İş dünyası bu ve benzeri gerekçelerle yeni TTK'nın peşinde. Siyasi süreçteki ağır temponun gerekçesiyse İyimaya'nın şu sözlerinde gizli: "Genel kurul'daki TTK görüşmelerinin Borçlar Kanunu'ndan önceye alınması, iş ve sermaye çevrelerinin görüşüdür ve makuldür. Ancak yasama organı sermayenin oylarıyla değil, siyaset kurumunun oylarıyla oluşur."
İç Tüzük formülü
"Yasama organı sermayenin değil, siyaset kurumunun Anayasa'da tanımlanan oylarıyla" oluşunca, o zaman TTK veya Türk Borçlar Kanunu tasarılarında yaşanan "siyasi etkenli" gecikme sorunlarını da siyasetçinin çözmesi gerekiyor.

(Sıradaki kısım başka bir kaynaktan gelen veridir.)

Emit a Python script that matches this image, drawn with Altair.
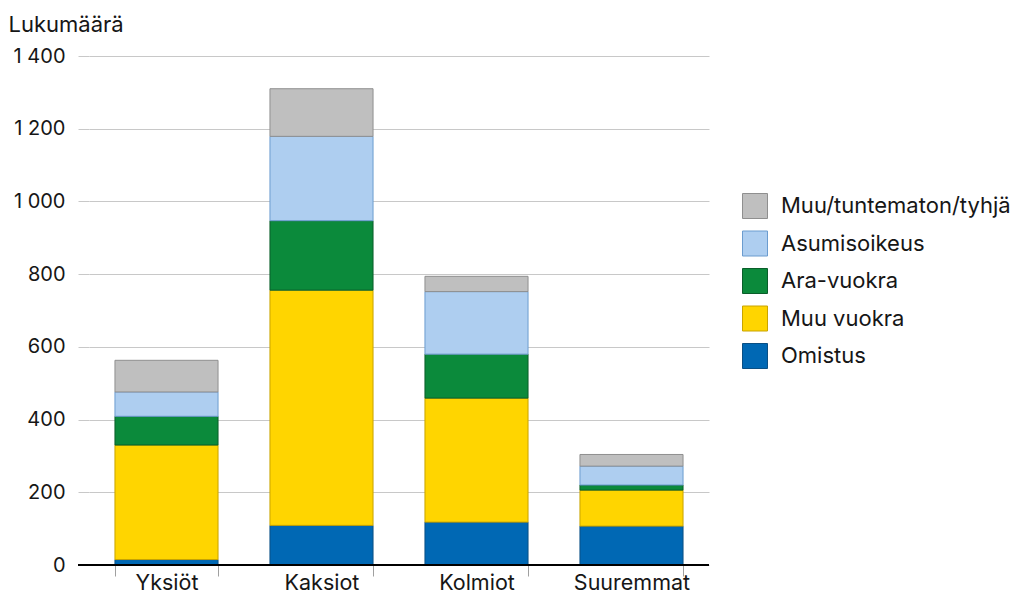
import altair as alt
import pandas as pd

categories = ["Yksiöt", "Kaksiot", "Kolmiot", "Suuremmat"]
series = ["Omistus", "Muu vuokra", "Ara-vuokra", "Asumisoikeus", "Muu/tuntematon/tyhjä"]
omistus = [15, 109, 118, 107]
muu_vuokra = [315, 647, 341, 99]
ara_vuokra = [79, 191, 121, 14]
asumisoikeus = [67, 232, 172, 52]
muu_tuntematon = [87, 131, 42, 32]
y_ticks = [0, 200, 400, 600, 800, 1000, 1200, 1400]

fills = ["#0068b4", "#ffd500", "#0b8a3b", "#aecef0", "#bfbfbf"]
strokes = ["#0a4f84", "#c9a400", "#0a5e2a", "#6b9ccf", "#8f8f8f"]

values = [omistus, muu_vuokra, ara_vuokra, asumisoikeus, muu_tuntematon]
rows = []
for si, (name, vals) in enumerate(zip(series, values)):
    for c, v in zip(categories, vals):
        rows.append({"Huoneistotyyppi": c, "Hallintamuoto": name, "Lukumäärä": v, "järjestys": si})
df = pd.DataFrame(rows)

legend_order = list(reversed(series))
legend_fill = list(reversed(fills))
legend_stroke = list(reversed(strokes))

FONT = "Inter"
TXT = "#161616"

bars = alt.Chart(df).mark_bar(strokeWidth=1).encode(
    x=alt.X("Huoneistotyyppi:N", sort=categories,
            scale=alt.Scale(paddingInner=0.335, paddingOuter=0.1675),
            axis=alt.Axis(title=None, labelAngle=0, labelFontSize=21.5, labelColor=TXT,
                          labelPadding=-4, tickBand="extent", tickSize=11, tickColor="#a0a0a0",
                          domain=False, grid=False, labelFont=FONT)),
    y=alt.Y("Lukumäärä:Q", stack="zero",
            scale=alt.Scale(domain=[0, 1400], nice=False),
            axis=alt.Axis(values=y_ticks, title="Lukumäärä", titleAngle=0, titleAlign="left",
                          titleBaseline="alphabetic", titleX=-81, titleY=-25, titleFontSize=22,
                          titleFontWeight="normal", titleFont=FONT, titleColor=TXT,
                          labelFontSize=20, labelFont=FONT, labelColor=TXT, labelPadding=13,
                          labelExpr="replace(format(datum.value, ','), ',', ' ')",
                          tickSize=11, tickColor="#c8c8c8", gridColor="#c8c8c8", domain=False)),
    color=alt.Color("Hallintamuoto:N", sort=legend_order,
                    scale=alt.Scale(domain=legend_order, range=legend_fill),
                    legend=alt.Legend(title=None, orient="none", legendX=653, legendY=137,
                                      symbolType="square", symbolSize=625, symbolStrokeWidth=1,
                                      labelFontSize=22, labelFont=FONT, labelColor=TXT,
                                      labelOffset=13, rowPadding=7.5, padding=0, labelLimit=400)),
    stroke=alt.Stroke("Hallintamuoto:N", sort=legend_order,
                      scale=alt.Scale(domain=legend_order, range=legend_stroke), legend=None),
    order=alt.Order("järjestys:Q", sort="ascending"),
)

base_df = pd.DataFrame({"y": [0]})
baseline = alt.Chart(base_df).mark_rule(color="#000000", strokeWidth=2).encode(
    y="y:Q", x=alt.value(-11), x2=alt.value(620)
)

chart = alt.layer(bars, baseline).properties(
    width=620, height=509, padding={"left": 0, "top": 5, "right": 0, "bottom": 0}
).configure(font=FONT).configure_view(stroke=None)

chart.save("out.html", embed_options={"renderer": "svg", "actions": False})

Ankara Milletvekili ve TBMM Adalet Komisyonu Başkanı İyimaya'nın, iş dünyasının "makul" isteğini karşılayacak Geçici İç Tüzük Teklifi "siyasi gecikmeye siyasi çözüm" bulmayı amaçlıyor.
Teklifte yer alan "yasama tekniği" iktidar ile muhalefet nezdinde kabul görebilirse, sadece TTK Tasarısı değil, geçen hafta Genel Kurul'da görüşülmeye başlanan yeni Türk Borçlar Kanunu Tasarısı'nı "hızlandırmak" mümkün olabilecek. Hattâ, bu tasarılarla aynı "pakette" bulunan Hukuk Muhakemeleri Kanunu Tasarısı'nı da…
İyimaya'nın formülü "Türk Parlâmento Hukuku"nda bir ilk… Teknik yönüyle temel yasaların Meclis süreçlerini hızlandıracak çözümleri içeriyor. Siyasi yönüyle de "…gerilimli, sıcak gündemlerin kapsamı dışında kalan yasama alanlarında siyasi partilere uzlaşma kolaylığı sağlamayı"; bu üç tasarıyı "kurumsal İç Tüzük'ün özel yasama yöntemlerini zorlaştırıcı usul baskısından kurtararak" kanunlaştırmayı ve tasarılarda kurgulanan "temel yasa mimarisinin bozulmasını önlemeyi" hedefliyor.
Temel kanunlarda yasamayı hızlandırıcı özel yöntemler, Kara Avrupası'nda Norveç, Hollanda ve İsveç dışındaki ülkelerin parlâmentolarında uygulanıyor. İyimaya'nın TBMM için önerdiği ve geçen dönemde parti gruplarına sunduğu formül önerisi "rasyonel siyaset" gereği benimsenirse, üç temel yasa Meclis'ten "rötarsız" geçebilecek. Ama, şimdiye kadar olumlu veya olumsuz bir haber yok. Demek ki "rasyonelliğe" daha zaman var!